### Required task
Make a verbatim copy of the entries below; pictures stay out.
** START Raw data **
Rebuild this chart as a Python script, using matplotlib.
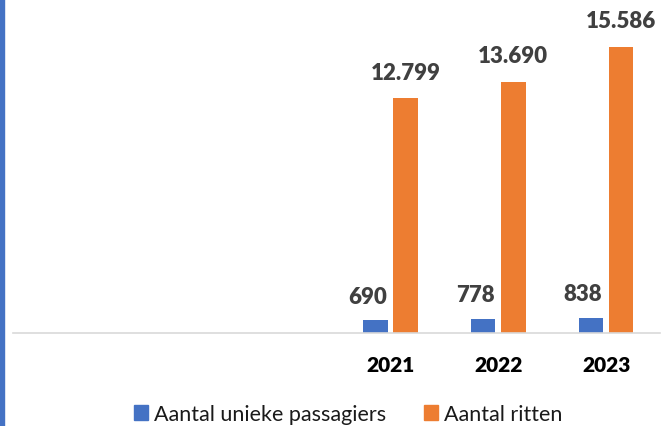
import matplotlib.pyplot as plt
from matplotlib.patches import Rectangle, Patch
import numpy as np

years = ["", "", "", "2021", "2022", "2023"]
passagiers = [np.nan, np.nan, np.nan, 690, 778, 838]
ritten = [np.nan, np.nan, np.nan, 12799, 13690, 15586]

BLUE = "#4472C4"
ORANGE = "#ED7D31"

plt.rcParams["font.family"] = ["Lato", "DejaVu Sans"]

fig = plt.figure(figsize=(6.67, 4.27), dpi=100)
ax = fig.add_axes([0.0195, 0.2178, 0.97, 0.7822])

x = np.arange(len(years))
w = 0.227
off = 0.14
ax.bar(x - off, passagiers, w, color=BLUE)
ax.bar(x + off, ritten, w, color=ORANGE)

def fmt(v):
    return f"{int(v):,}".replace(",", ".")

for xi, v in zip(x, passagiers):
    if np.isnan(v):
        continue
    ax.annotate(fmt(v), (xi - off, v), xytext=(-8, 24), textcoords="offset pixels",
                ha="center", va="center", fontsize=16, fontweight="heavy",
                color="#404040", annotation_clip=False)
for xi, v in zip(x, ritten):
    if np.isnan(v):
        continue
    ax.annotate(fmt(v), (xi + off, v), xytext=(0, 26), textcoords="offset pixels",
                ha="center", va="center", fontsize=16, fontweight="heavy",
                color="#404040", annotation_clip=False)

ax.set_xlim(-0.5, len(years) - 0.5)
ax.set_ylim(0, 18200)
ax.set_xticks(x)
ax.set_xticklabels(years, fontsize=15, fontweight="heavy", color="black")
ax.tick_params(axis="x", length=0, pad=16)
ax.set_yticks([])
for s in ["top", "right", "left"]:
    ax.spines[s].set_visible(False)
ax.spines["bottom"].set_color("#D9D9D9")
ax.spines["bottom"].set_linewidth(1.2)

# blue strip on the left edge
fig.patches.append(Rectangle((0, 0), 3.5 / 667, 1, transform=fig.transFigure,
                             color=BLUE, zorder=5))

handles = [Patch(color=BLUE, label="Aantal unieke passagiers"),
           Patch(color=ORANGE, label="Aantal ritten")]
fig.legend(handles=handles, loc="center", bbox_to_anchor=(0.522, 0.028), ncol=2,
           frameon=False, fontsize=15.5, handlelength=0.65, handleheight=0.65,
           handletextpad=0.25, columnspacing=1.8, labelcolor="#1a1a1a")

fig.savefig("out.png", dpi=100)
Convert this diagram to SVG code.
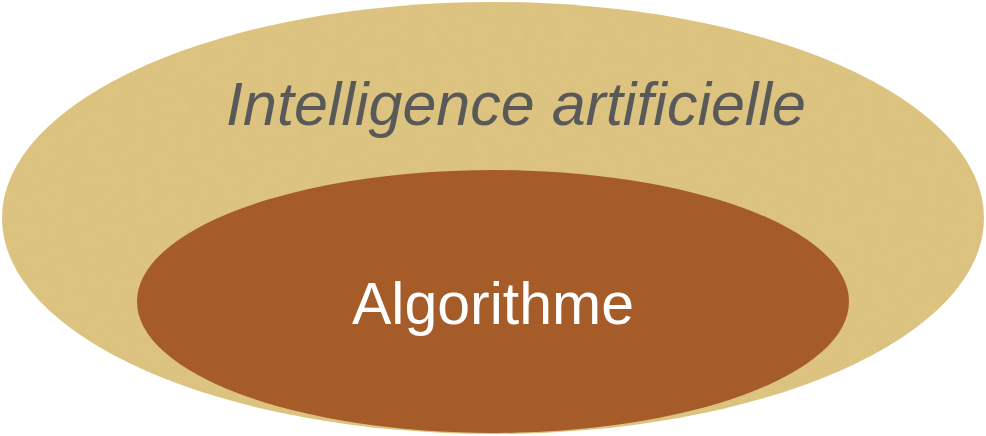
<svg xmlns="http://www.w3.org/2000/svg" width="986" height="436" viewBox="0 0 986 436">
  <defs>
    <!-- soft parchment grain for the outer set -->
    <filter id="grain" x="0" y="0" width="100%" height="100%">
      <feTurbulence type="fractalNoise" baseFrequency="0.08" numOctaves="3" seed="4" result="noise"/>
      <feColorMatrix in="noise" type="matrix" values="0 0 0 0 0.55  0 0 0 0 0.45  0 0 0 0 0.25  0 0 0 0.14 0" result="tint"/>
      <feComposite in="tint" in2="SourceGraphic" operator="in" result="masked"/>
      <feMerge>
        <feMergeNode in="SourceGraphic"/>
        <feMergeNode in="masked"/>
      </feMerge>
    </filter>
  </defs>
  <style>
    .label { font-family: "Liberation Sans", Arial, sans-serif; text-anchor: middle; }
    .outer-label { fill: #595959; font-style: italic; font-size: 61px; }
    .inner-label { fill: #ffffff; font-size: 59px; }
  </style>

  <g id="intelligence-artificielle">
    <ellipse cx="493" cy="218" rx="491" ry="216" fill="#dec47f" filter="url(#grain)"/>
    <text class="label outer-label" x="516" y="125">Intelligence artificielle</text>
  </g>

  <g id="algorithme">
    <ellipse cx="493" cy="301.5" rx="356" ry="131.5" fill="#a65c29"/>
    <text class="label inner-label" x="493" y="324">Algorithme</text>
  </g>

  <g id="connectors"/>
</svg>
** END Raw data **
### Full response
Rebuild this chart as a Python script, using matplotlib.
import matplotlib.pyplot as plt
from matplotlib.patches import Rectangle, Patch
import numpy as np

years = ["", "", "", "2021", "2022", "2023"]
passagiers = [np.nan, np.nan, np.nan, 690, 778, 838]
ritten = [np.nan, np.nan, np.nan, 12799, 13690, 15586]

BLUE = "#4472C4"
ORANGE = "#ED7D31"

plt.rcParams["font.family"] = ["Lato", "DejaVu Sans"]

fig = plt.figure(figsize=(6.67, 4.27), dpi=100)
ax = fig.add_axes([0.0195, 0.2178, 0.97, 0.7822])

x = np.arange(len(years))
w = 0.227
off = 0.14
ax.bar(x - off, passagiers, w, color=BLUE)
ax.bar(x + off, ritten, w, color=ORANGE)

def fmt(v):
    return f"{int(v):,}".replace(",", ".")

for xi, v in zip(x, passagiers):
    if np.isnan(v):
        continue
    ax.annotate(fmt(v), (xi - off, v), xytext=(-8, 24), textcoords="offset pixels",
                ha="center", va="center", fontsize=16, fontweight="heavy",
                color="#404040", annotation_clip=False)
for xi, v in zip(x, ritten):
    if np.isnan(v):
        continue
    ax.annotate(fmt(v), (xi + off, v), xytext=(0, 26), textcoords="offset pixels",
                ha="center", va="center", fontsize=16, fontweight="heavy",
                color="#404040", annotation_clip=False)

ax.set_xlim(-0.5, len(years) - 0.5)
ax.set_ylim(0, 18200)
ax.set_xticks(x)
ax.set_xticklabels(years, fontsize=15, fontweight="heavy", color="black")
ax.tick_params(axis="x", length=0, pad=16)
ax.set_yticks([])
for s in ["top", "right", "left"]:
    ax.spines[s].set_visible(False)
ax.spines["bottom"].set_color("#D9D9D9")
ax.spines["bottom"].set_linewidth(1.2)

# blue strip on the left edge
fig.patches.append(Rectangle((0, 0), 3.5 / 667, 1, transform=fig.transFigure,
                             color=BLUE, zorder=5))

handles = [Patch(color=BLUE, label="Aantal unieke passagiers"),
           Patch(color=ORANGE, label="Aantal ritten")]
fig.legend(handles=handles, loc="center", bbox_to_anchor=(0.522, 0.028), ncol=2,
           frameon=False, fontsize=15.5, handlelength=0.65, handleheight=0.65,
           handletextpad=0.25, columnspacing=1.8, labelcolor="#1a1a1a")

fig.savefig("out.png", dpi=100)
Convert this diagram to SVG code.
<svg xmlns="http://www.w3.org/2000/svg" width="986" height="436" viewBox="0 0 986 436">
  <defs>
    <!-- soft parchment grain for the outer set -->
    <filter id="grain" x="0" y="0" width="100%" height="100%">
      <feTurbulence type="fractalNoise" baseFrequency="0.08" numOctaves="3" seed="4" result="noise"/>
      <feColorMatrix in="noise" type="matrix" values="0 0 0 0 0.55  0 0 0 0 0.45  0 0 0 0 0.25  0 0 0 0.14 0" result="tint"/>
      <feComposite in="tint" in2="SourceGraphic" operator="in" result="masked"/>
      <feMerge>
        <feMergeNode in="SourceGraphic"/>
        <feMergeNode in="masked"/>
      </feMerge>
    </filter>
  </defs>
  <style>
    .label { font-family: "Liberation Sans", Arial, sans-serif; text-anchor: middle; }
    .outer-label { fill: #595959; font-style: italic; font-size: 61px; }
    .inner-label { fill: #ffffff; font-size: 59px; }
  </style>

  <g id="intelligence-artificielle">
    <ellipse cx="493" cy="218" rx="491" ry="216" fill="#dec47f" filter="url(#grain)"/>
    <text class="label outer-label" x="516" y="125">Intelligence artificielle</text>
  </g>

  <g id="algorithme">
    <ellipse cx="493" cy="301.5" rx="356" ry="131.5" fill="#a65c29"/>
    <text class="label inner-label" x="493" y="324">Algorithme</text>
  </g>

  <g id="connectors"/>
</svg>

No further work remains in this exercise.